The AIRIA Bill Would Force the Commerce Department to Bite Off More Than It Can Chew
A bipartisan group of senators led by Sen. John Thune (R-SD) and Sen. Amy Klobuchar (D-MN) introduced a bill this week to increase transparency and accountability for high-risk AI applications. The Artificial Intelligence Research, Innovation, and Accountability (AIRIA) Act of 2023 seeks to balance AI innovation and accountability, and while it generally strikes that balance better than several other AI policy proposals, it puts the horse before the cart, requiring the Commerce department to come up with technical solutions to complex, nontechnical problems that haven’t been fully defined yet.
The bill includes several reasonable ideas. It distinguishes between developers and deployers of AI systems and focuses on incentivizing AI deployers to protect consumers, an important distinction that avoids placing unnecessary burdens on AI developers who cannot reasonably foresee all downstream uses of their software. It also tasks the Government Accountability Office (GAO) with conducting a study to identify barriers to the use of AI in the federal government and recommendations on how to spur public sector AI adoption. Overall, it embodies a light-touch, risk-based approach to AI regulation that other lawmakers would be wise to replicate.
However, the key provision in the bill to create a certification framework for “critical-impact AI” is flawed. This provision takes a solution for AI accountability used in defense contexts and tries to shoehorn it into nondefense contexts. Specifically, the bill tries to emulate the testing, evaluation, validation, and verification (TEVV) framework that the Department of Defense (DOD) uses for reviewing AI systems intended to be deployed in military applications. The proposed bill would require the Department of Commerce to develop TEVV standards for high-impact AI systems that are intended to be deployed in nondefense applications, and proposes that organizations intending to deploy such systems should self-certify their compliance.

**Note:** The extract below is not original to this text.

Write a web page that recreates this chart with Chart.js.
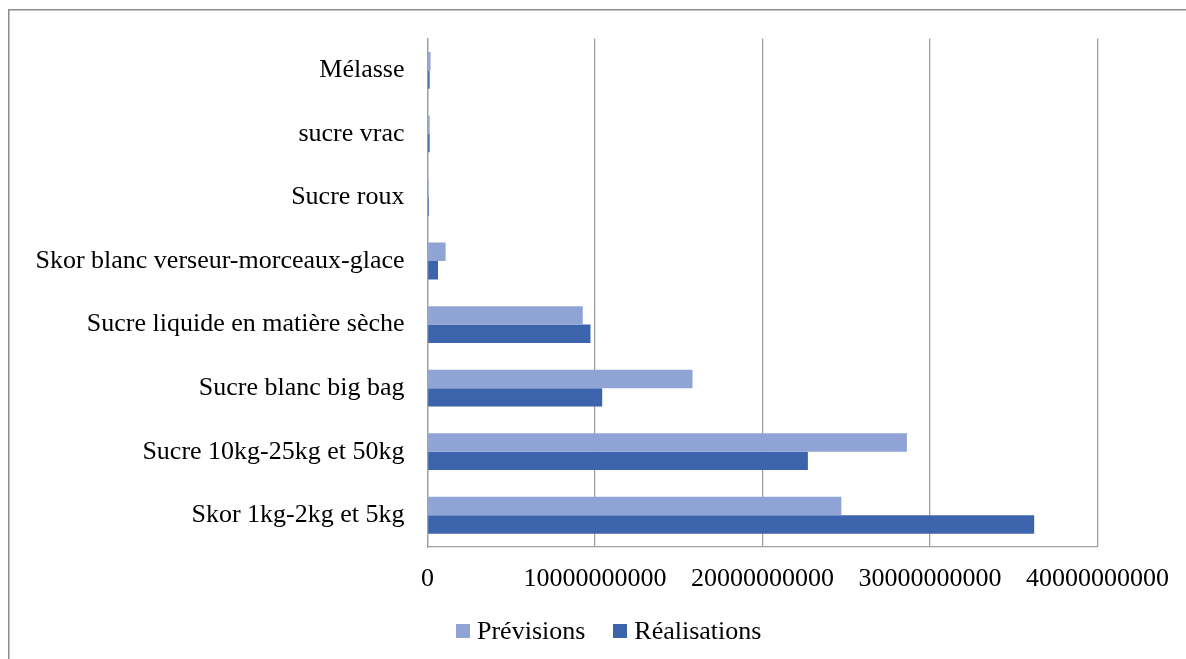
<!DOCTYPE html>
<html lang="fr">
<head>
<meta charset="utf-8">
<title>Prévisions et réalisations par produit</title>
<script src="https://cdn.jsdelivr.net/npm/chart.js@4.4.1/dist/chart.umd.min.js"></script>
<style>
  html, body { margin: 0; padding: 0; background: #ffffff; overflow: hidden; }
  #wrap { position: relative; width: 1186px; height: 659px; overflow: hidden; }
  canvas { position: absolute; left: 0; top: 0; }
  #legend {
    position: absolute; left: 456px; top: 614px; height: 34px;
    display: flex; align-items: center;
    font-family: 'Liberation Serif', 'Times New Roman', serif; font-size: 26px; color: #000;
  }
  #legend .item { display: flex; align-items: center; margin-right: 28px; }
  #legend .swatch { width: 14px; height: 14px; margin-right: 7px; }
</style>
</head>
<body>
<div id="wrap">
  <canvas id="chart" width="1186" height="659"></canvas>
  <div id="legend"></div>
</div>
<script>
// Products, listed from the top of the chart down
const categories = [
  'Mélasse',
  'sucre vrac',
  'Sucre roux',
  'Skor blanc verseur-morceaux-glace',
  'Sucre liquide en matière sèche',
  'Sucre blanc big bag',
  'Sucre 10kg-25kg et 50kg',
  'Skor 1kg-2kg et 5kg'
];

// Forecast values
const previsions = [1.8e8, 1.3e8, 0.7e8, 1.08e9, 9.27e9, 1.582e10, 2.862e10, 2.471e10];

// Actual values
const realisations = [1.3e8, 1.3e8, 0.8e8, 6.3e8, 9.73e9, 1.043e10, 2.271e10, 3.622e10];

// Value axis
const axisMin = 0;
const axisMax = 40000000000;
const axisStep = 10000000000;

const serif = "'Liberation Serif', 'Times New Roman', serif";
const gridColor = '#a0a0a0';

// Outer chart frame: top and left edges of the surrounding box
const framePlugin = {
  id: 'frame',
  beforeDraw(c) {
    const ctx = c.ctx;
    ctx.save();
    ctx.strokeStyle = '#8c8c8c';
    ctx.lineWidth = 1.5;
    ctx.beginPath();
    ctx.moveTo(8.75, c.height);
    ctx.lineTo(8.75, 9.75);
    ctx.lineTo(c.width, 9.75);
    ctx.stroke();
    ctx.restore();
  }
};

const chart = new Chart(document.getElementById('chart'), {
  type: 'bar',
  data: {
    labels: categories,
    datasets: [
      { label: 'Prévisions', data: previsions, backgroundColor: '#8fa3d5', borderWidth: 0 },
      { label: 'Réalisations', data: realisations, backgroundColor: '#3c64ac', borderWidth: 0 }
    ]
  },
  options: {
    indexAxis: 'y',
    responsive: false,
    animation: false,
    maintainAspectRatio: false,
    categoryPercentage: 0.58,
    barPercentage: 1.0,
    layout: { padding: { top: 38, right: 86, bottom: 44, left: 0 } },
    scales: {
      x: {
        min: axisMin,
        max: axisMax,
        ticks: {
          stepSize: axisStep,
          padding: 17,
          color: '#000000',
          font: { family: serif, size: 26 },
          maxRotation: 0,
          callback: v => String(v)
        },
        grid: { color: gridColor, lineWidth: 1.3, drawTicks: false },
        border: { color: gridColor, width: 1.3 },
        afterFit: s => { s.height = 68; }
      },
      y: {
        ticks: {
          padding: 23,
          color: '#000000',
          font: { family: serif, size: 26 }
        },
        grid: { display: false, drawTicks: false },
        border: { color: gridColor, width: 1.3 },
        afterFit: s => { s.width = 427.5; }
      }
    },
    plugins: {
      legend: { display: false },
      tooltip: { enabled: false }
    }
  },
  plugins: [framePlugin]
});

// Legend built from the chart's datasets
const legendEl = document.getElementById('legend');
chart.data.datasets.forEach(ds => {
  const item = document.createElement('div');
  item.className = 'item';
  const sw = document.createElement('span');
  sw.className = 'swatch';
  sw.style.background = ds.backgroundColor;
  const txt = document.createElement('span');
  txt.textContent = ds.label;
  item.appendChild(sw);
  item.appendChild(txt);
  legendEl.appendChild(item);
});
</script>
</body>
</html>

The first problem is that the scope of application areas that Commerce’s framework is supposed to cover is incredibly broad. The bill defines critical-impact AI systems as those that use or collect biometric data, operate or manage critical infrastructure, are deployed the criminal justice system, or used in a way that “poses a significant risk to rights afforded under the Constitution of the United States or safety.” That means Commerce has to create technical standards that are simultaneously able to robustly test an AI system that a judge wants to use to predict recidivism risk, an AI system that an energy company wants to use to optimize energy from the grid, and an AI system an edtech company wants to use to personalize learning in classrooms, to name three examples of infinitely many. Standardizing for such disparate contexts is not feasible.
Moreover, the objective of this scheme is not clear. Accountability and transparency are means to an end, not an end in themselves, though an elected official’s answer might be that the end goal in all these contexts is to build “trust” with consumers. However, while “building trust” may fly as a public policy goal, creating technical standards would force Commerce to bring analytic clarity to such vague goals. In the context of criminal justice, trust might mean systems are fair and unbiased; in critical infrastructure contexts trust might mean systems are reliable and safe; while in contexts of constitutional rights trust might mean transparency. The crucial term here is “might”—these are complex questions that many other agencies need to answer before the Commerce Department can develop technical standards.
AIRIA is jumping the gun. While there is certainly public pressure to come up with a solution to risks from AI systems, technical solutions cannot address policy problems that haven’t been thoroughly examined or defined. Rushing to establish AI standards without a clear understanding of the nuanced requirements in different sectors risks creating a framework that does not effectively address diverse contexts. Policymakers should first focus on creating well-defined policy objectives and only then consider creating technical standards that align and support those goals.